Canada is 7-2-2 all-time against Haiti but lost last time out, blowing a 2-0 lead in a 3-2 loss in the quarterfinals of the 2019 Gold Cup in Houston. Haiti also beat Costa Rica at that tournament and took Mexico to extra time in a 1-0 semifinal loss.

"It showed the strength of that Haitian team and that we have to respect," said Herdman.

"Two years later, we're a stronger unit … We're a more talented team. We're stronger collectively and ready to go," he added.

The Canadians only found out they would be headed to Port-au-Prince on Tuesday in the wake of their 4-0 win over No. 136 Suriname and Haiti's 1-0 victory over No. 147 Nicaragua. The result meant Canada won Group B and Haiti took Group E.

The team is travelling by charter, in part due to that tight time frame.

Herdman calls Haiti his team's toughest opposition to date in qualifying.

"For sure," he said. "I think Suriname were tough in a different way. Suriname had higher quality but Haiti is a real team … They're a connected team. They have a very clear identity and one of those styles that teams don't really want to play against. You have to have the right mindset going into a game against Haiti. They're like that Wimbledon or a Burnley, that sort of direct football. They'll want to create a chaotic game.

"So for us it's pretty clear, It will be a tough match. But (we're) excited. This is what the guys want. They want this test. They want to show they can play against this team in these conditions and heat on a (artificial) turf field, maybe in a bit of a monsoon in Haiti. That's the exciting part, that's the adventure for us to be able to rise up to that challenge."

Defender Scott Kennedy agreed.

"I'm taking it on as an experience,: said the 24-year-old from Calgary, who plays for SSV Jahn Regensburg in the German second tier. "I'm not really sure what to expect.

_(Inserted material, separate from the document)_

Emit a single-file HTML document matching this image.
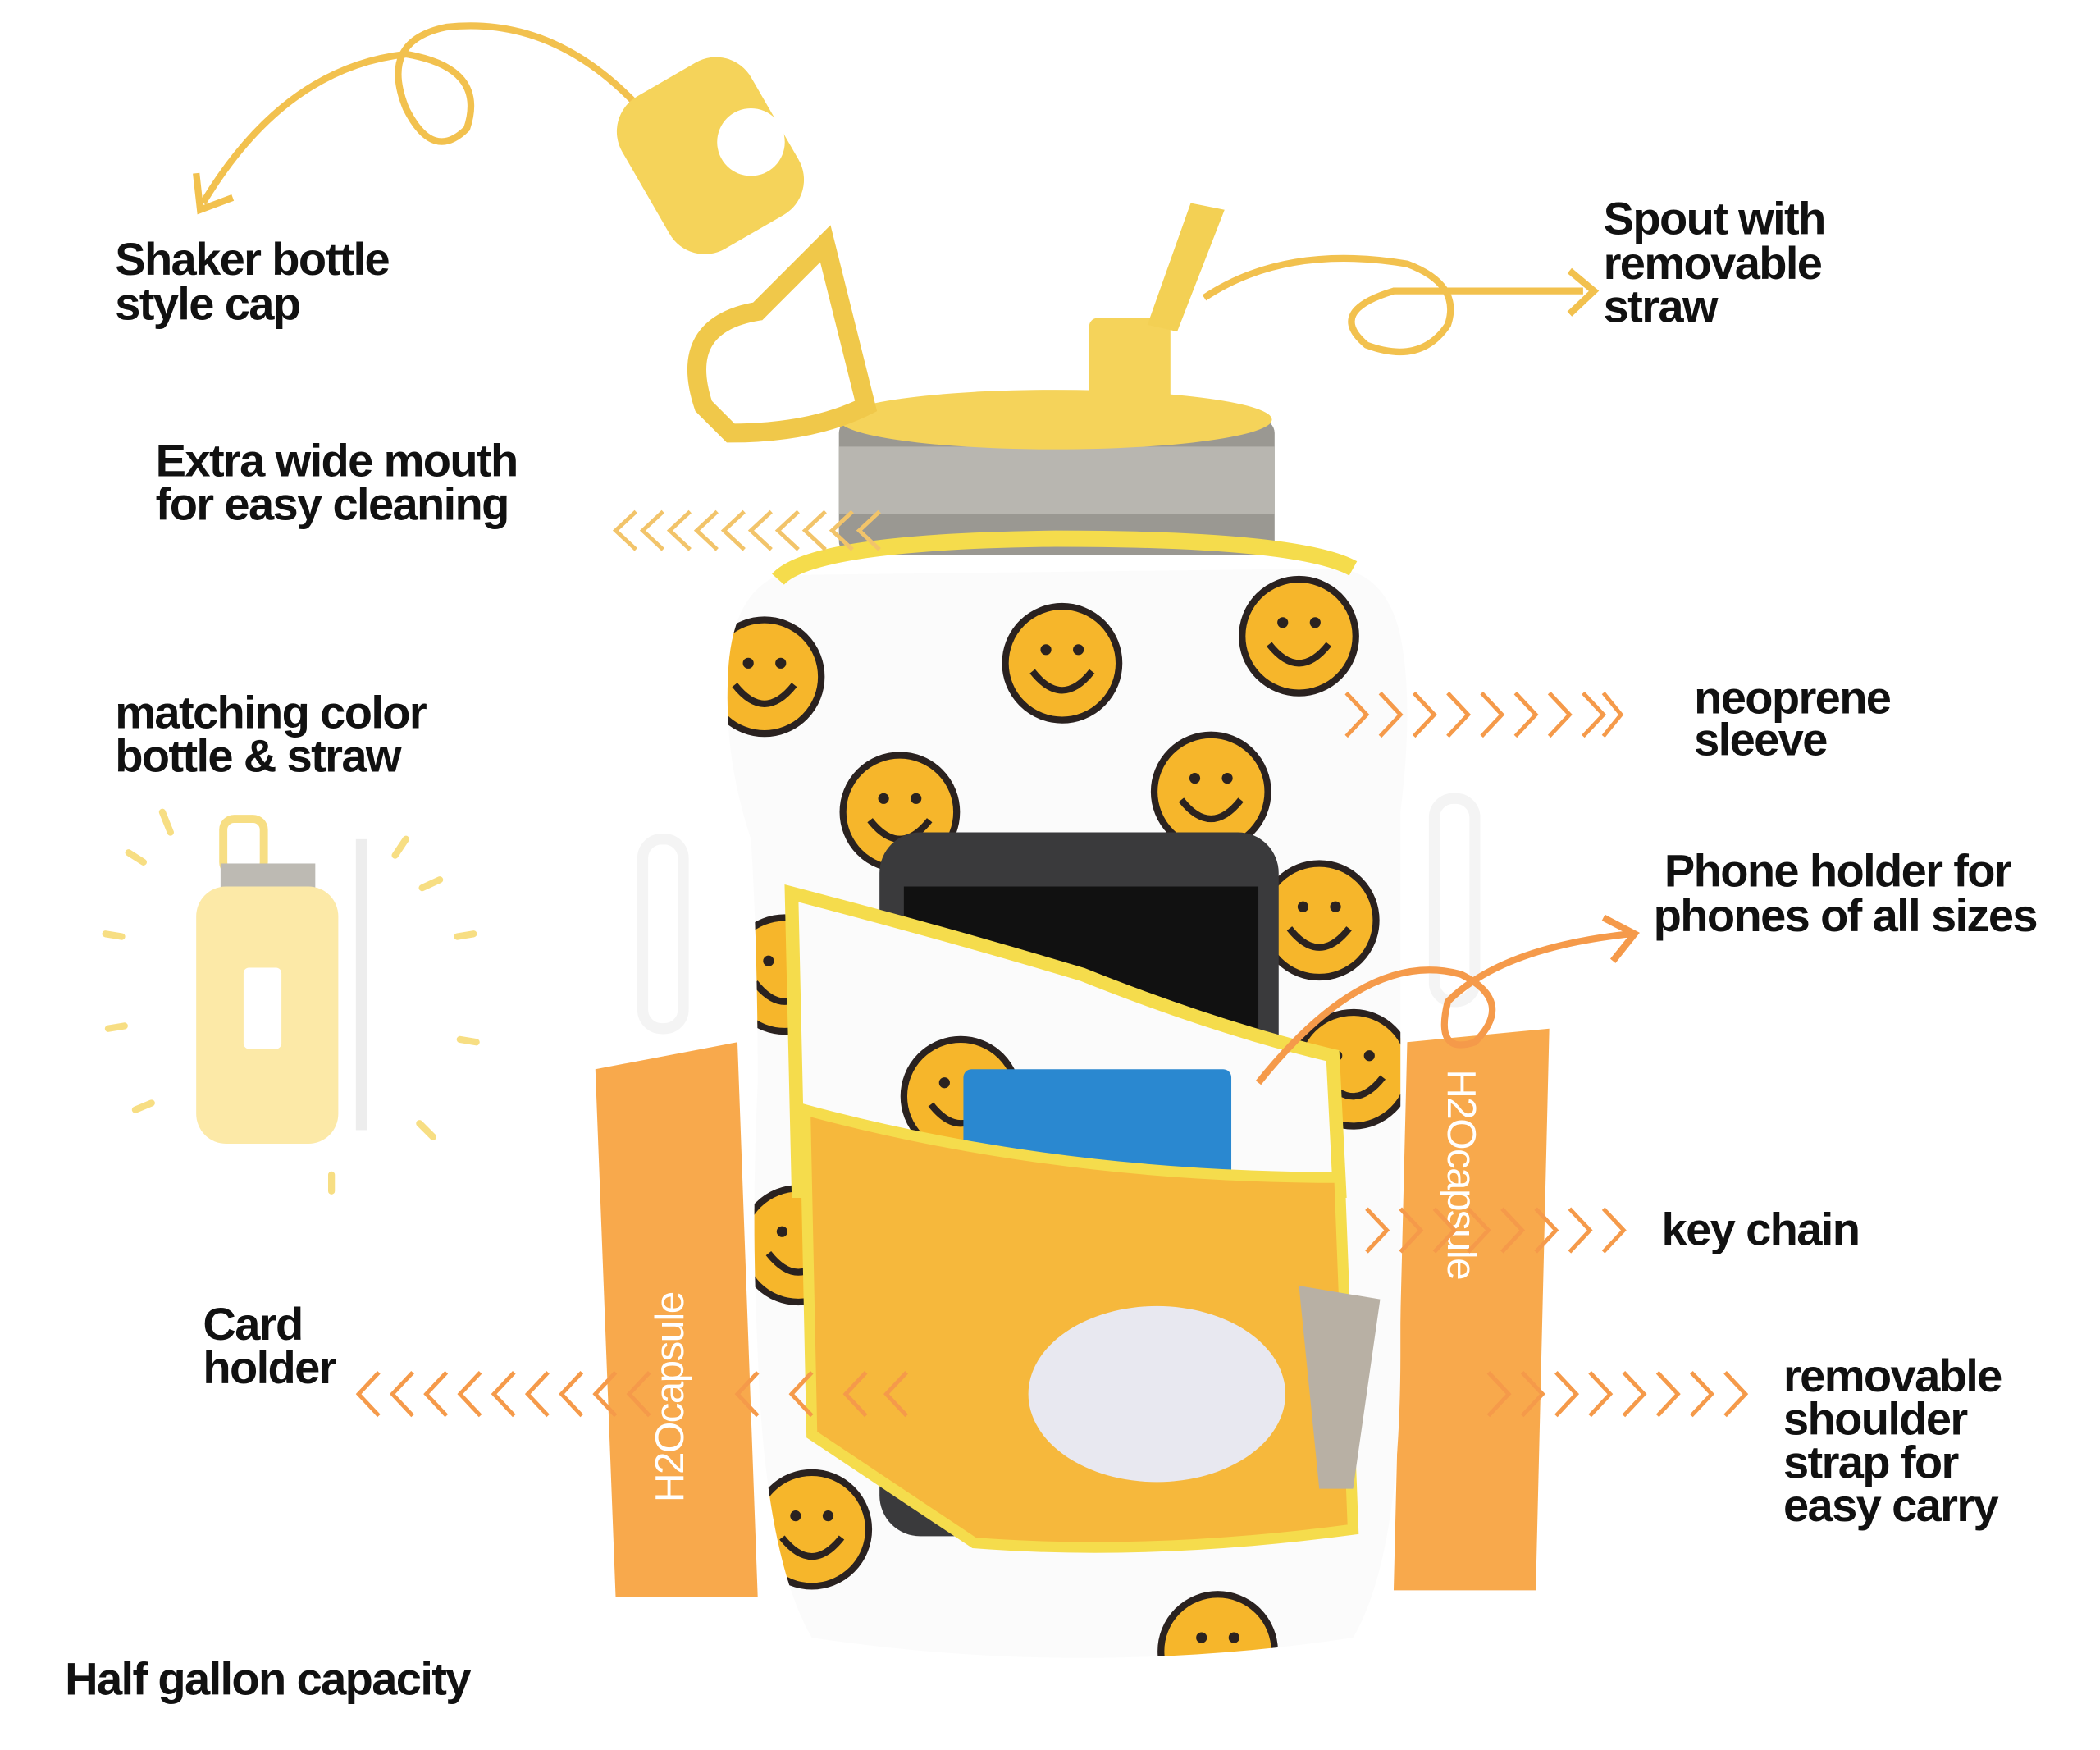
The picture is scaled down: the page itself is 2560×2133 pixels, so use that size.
<!DOCTYPE html>
<html><head><meta charset="utf-8"><style>
html,body{margin:0;padding:0;background:#fff}
svg{display:block}
text{font-family:"Liberation Sans",sans-serif;font-weight:bold;fill:#111;letter-spacing:-1px}
</style></head><body>
<svg width="2560" height="2133" viewBox="0 0 1552 1293" preserveAspectRatio="none">
<defs>
<g id="smile"><circle r="42" fill="#f6b62b" stroke="#2a2220" stroke-width="5"/><circle cx="-12" cy="-10" r="4" fill="#2a2220"/><circle cx="12" cy="-10" r="4" fill="#2a2220"/><path d="M-22 6 Q0 34 22 6" fill="none" stroke="#2a2220" stroke-width="5"/></g>
<clipPath id="sl"><path d="M575 425 Q540 440 538 500 Q535 560 555 620 Q560 700 560 800 Q555 900 560 1000 Q565 1150 600 1210 Q800 1240 1000 1210 Q1035 1150 1035 1000 L1035 600 Q1045 520 1035 470 Q1025 425 990 420 Z"/></clipPath>
</defs>
<path d="M490 100 Q420 10 330 20 Q280 30 300 80 Q320 120 345 95 Q360 50 300 40 Q210 50 150 150" fill="none" stroke="#f2c14e" stroke-width="5"/>
<path d="M145 128 L148 155 L172 146" fill="none" stroke="#f2c14e" stroke-width="5"/>
<path d="M890 220 Q950 180 1040 195 Q1080 210 1070 240 Q1050 270 1010 255 Q980 230 1030 215 L1170 215" fill="none" stroke="#f2c14e" stroke-width="5"/>
<path d="M1160 200 L1178 215 L1160 232" fill="none" stroke="#f2c14e" stroke-width="5"/>
<!-- straps -->
<path d="M440 790 L545 770 L560 1180 L455 1180Z" fill="#f8a94c"/>
<path d="M1040 770 L1145 760 L1135 1175 L1030 1175Z" fill="#f8a94c"/>
<text x="0" y="0" font-size="30" font-weight="normal" transform="translate(505 1110) rotate(-90)" style="fill:#fff;font-weight:normal">H2Ocapsule</text>
<text x="0" y="0" font-size="30" transform="translate(1070 790) rotate(90)" style="fill:#fff;font-weight:normal">H2Ocapsule</text>
<rect x="475" y="620" width="30" height="140" rx="14" fill="none" stroke="#f4f4f4" stroke-width="8"/>
<rect x="1060" y="590" width="30" height="150" rx="14" fill="none" stroke="#f4f4f4" stroke-width="8"/>
<!-- cap -->
<rect x="620" y="310" width="322" height="100" rx="10" fill="#9a9892"/>
<rect x="620" y="330" width="322" height="50" fill="#b8b6b0"/>
<ellipse cx="780" cy="310" rx="160" ry="22" fill="#f5d35a"/>
<rect x="805" y="235" width="60" height="80" rx="6" fill="#f5d35a"/>
<path d="M880 150 L905 155 L870 245 L848 240Z" fill="#f3d054"/>
<path d="M520 300 Q500 240 560 230 L610 180 L640 300 Q600 320 540 320Z" fill="none" stroke="#f0c84a" stroke-width="14"/>
<rect x="470" y="50" width="110" height="130" rx="30" fill="#f5d35a" transform="rotate(-30 525 115)"/>
<circle cx="555" cy="105" r="25" fill="#fff"/>
<!-- sleeve -->
<path d="M575 425 Q540 440 538 500 Q535 560 555 620 Q560 700 560 800 Q555 900 560 1000 Q565 1150 600 1210 Q800 1240 1000 1210 Q1035 1150 1035 1000 L1035 600 Q1045 520 1035 470 Q1025 425 990 420 Z" fill="#fbfbfb"/>
<g clip-path="url(#sl)">
<use href="#smile" x="565" y="500"/><use href="#smile" x="785" y="490"/><use href="#smile" x="960" y="470"/>
<use href="#smile" x="665" y="600"/><use href="#smile" x="895" y="585"/><use href="#smile" x="580" y="720"/>
<use href="#smile" x="975" y="680"/><use href="#smile" x="720" y="810"/><use href="#smile" x="1000" y="790"/>
<use href="#smile" x="590" y="920"/><use href="#smile" x="600" y="1130"/><use href="#smile" x="900" y="1220"/>
</g>
<path d="M575 428 Q600 400 780 398 Q960 398 1000 420" fill="none" stroke="#f5dc4c" stroke-width="12"/>
<rect x="650" y="615" width="295" height="520" rx="30" fill="#3a3a3c"/>
<rect x="668" y="655" width="262" height="300" fill="#111"/>
<path d="M585 660 Q700 690 800 720 Q900 760 985 780 L990 880 L590 880Z" fill="#fbfbfb" stroke="#f5dc4c" stroke-width="10"/>
<use href="#smile" x="710" y="810"/>
<rect x="712" y="790" width="198" height="90" rx="6" fill="#2a88d0"/>
<path d="M595 820 Q780 870 990 870 L1000 1130 Q850 1150 720 1140 L600 1060Z" fill="#f6b83c" stroke="#f5dc4c" stroke-width="8"/>
<ellipse cx="855" cy="1030" rx="95" ry="65" fill="#e8e8f0"/>
<path d="M960 950 L1020 960 L1000 1100 L975 1100Z" fill="#b8b0a4"/>
<g fill="none" stroke-width="3">
<path stroke="#f2c46a" d="M470 378 L455 392 L470 406 M490 378 L475 392 L490 406 M510 378 L495 392 L510 406 M530 378 L515 392 L530 406 M550 378 L535 392 L550 406 M570 378 L555 392 L570 406 M590 378 L575 392 L590 406 M610 378 L595 392 L610 406 M630 378 L615 392 L630 406 M650 378 L635 392 L650 406"/>
<path stroke="#f59a4a" d="M995 512 L1010 528 L995 544 M1020 512 L1035 528 L1020 544 M1045 512 L1060 528 L1045 544 M1070 512 L1085 528 L1070 544 M1095 512 L1110 528 L1095 544 M1120 512 L1135 528 L1120 544 M1145 512 L1160 528 L1145 544 M1170 512 L1185 528 L1170 544 M1185 512 L1198 528 L1185 544"/>
<path stroke="#f59a4a" d="M1010 893 L1025 909 L1010 925 M1035 893 L1050 909 L1035 925 M1060 893 L1075 909 L1060 925 M1085 893 L1100 909 L1085 925 M1110 893 L1125 909 L1110 925 M1135 893 L1150 909 L1135 925 M1160 893 L1175 909 L1160 925 M1185 893 L1200 909 L1185 925"/>
<path stroke="#f59a4a" d="M1100 1014 L1115 1030 L1100 1046 M1125 1014 L1140 1030 L1125 1046 M1150 1014 L1165 1030 L1150 1046 M1175 1014 L1190 1030 L1175 1046 M1200 1014 L1215 1030 L1200 1046 M1225 1014 L1240 1030 L1225 1046 M1250 1014 L1265 1030 L1250 1046 M1275 1014 L1290 1030 L1275 1046"/>
<path stroke="#f59a4a" d="M280 1014 L265 1030 L280 1046 M305 1014 L290 1030 L305 1046 M330 1014 L315 1030 L330 1046 M355 1014 L340 1030 L355 1046 M380 1014 L365 1030 L380 1046 M405 1014 L390 1030 L405 1046 M430 1014 L415 1030 L430 1046 M455 1014 L440 1030 L455 1046 M480 1014 L465 1030 L480 1046 M560 1014 L545 1030 L560 1046 M600 1014 L585 1030 L600 1046 M640 1014 L625 1030 L640 1046 M670 1014 L655 1030 L670 1046"/>
</g>
<path d="M930 800 Q1010 700 1080 720 Q1120 740 1090 770 Q1060 780 1070 740 Q1110 700 1205 690" fill="none" stroke="#f59a4a" stroke-width="5"/>
<path d="M1185 678 L1208 690 L1192 710" fill="none" stroke="#f59a4a" stroke-width="5"/>
<g opacity="0.75">
<rect x="165" y="605" width="30" height="40" rx="8" fill="none" stroke="#f5d35a" stroke-width="6"/>
<rect x="163" y="638" width="70" height="20" fill="#a8a49a"/>
<rect x="145" y="655" width="105" height="190" rx="22" fill="#fbe28a"/>
<rect x="180" y="715" width="28" height="60" rx="4" fill="#fff"/>
<rect x="263" y="620" width="8" height="215" fill="#e8e8e8"/>
<path d="M120 600 L126 615 M95 630 L106 637 M78 690 L90 692 M300 620 L292 632 M325 650 L312 656 M350 690 L338 692 M352 770 L340 768 M320 840 L310 830 M245 880 L245 868 M100 820 L112 815 M80 760 L92 758" stroke="#f5d35a" stroke-width="5" stroke-linecap="round"/>
</g>
<text x="85" y="203" font-size="34">Shaker bottle</text>
<text x="85" y="236" font-size="34">style cap</text>
<text x="1185" y="173" font-size="34">Spout with</text>
<text x="1185" y="206" font-size="34">removable</text>
<text x="1185" y="238" font-size="34">straw</text>
<text x="115" y="352" font-size="34">Extra wide mouth</text>
<text x="115" y="384" font-size="34">for easy cleaning</text>
<text x="85" y="538" font-size="34">matching color</text>
<text x="85" y="570" font-size="34">bottle &amp; straw</text>
<text x="1252" y="527" font-size="34">neoprene</text>
<text x="1252" y="558" font-size="34">sleeve</text>
<text x="1230" y="655" font-size="34">Phone holder for</text>
<text x="1222" y="688" font-size="34">phones of all sizes</text>
<text x="1228" y="920" font-size="34">key chain</text>
<text x="150" y="990" font-size="34">Card</text>
<text x="150" y="1022" font-size="34">holder</text>
<text x="1318" y="1028" font-size="34">removable</text>
<text x="1318" y="1060" font-size="34">shoulder</text>
<text x="1318" y="1092" font-size="34">strap for</text>
<text x="1318" y="1124" font-size="34">easy carry</text>
<text x="48" y="1252" font-size="34">Half gallon capacity</text>
</svg>
</body></html>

I know it's more of a Third World country but we're there to do a job. We're all professionals. So we'll get in, do that and come back to Chicago and finish the job."

Bayern Munich star Alphonso Davies said he believes the necessary steps have been taken to get the team in and out safely.

"We're ready and we're excited for the two legs coming up," he added. 

The U.S. Centers for Disease Control and Prevention advises avoiding travel to Haiti, listing the country in its highest level of COVID-19 warnings.

"Because of the current situation in Haiti, even fully vaccinated travellers may be at risk for getting and spreading COVID-19 variants," it said in its most recent advisory.

Canada Soccer says it has administered some 2,250 COVID tests since January, with just two positive results.

The Canadian government is urging Canadians to avoid all non-essential travel during the pandemic. COVID aside, Ottawa advises against going to Haiti "due to the potential for civil unrest throughout the country."

"The security situation could deteriorate quickly. Kidnappings of Haitians, dual-nationals and foreigners alike has increased in recent months in Port-au-Prince," the government says.

The rematch Tuesday is at SeatGeek Stadium in Bridgeview, Ill, where the Canadians played Suriname.

The Canada-Haiti winner advances to the final round of qualifying in the region, which covers North and Central America and the Caribbean. Two other second-round playoff victors will join them in the so-called Octagonal, along with Mexico, the U.S., Jamaica, Costa Rica and Honduras who had byes to the final round.

The top three teams after the final round-robin book their ticket to Qatar 2022 with the fourth-place finisher advancing to an intercontinental playoff. The Canadian men have not made the final round of CONCACAF qualifying since the lead-up to France '98.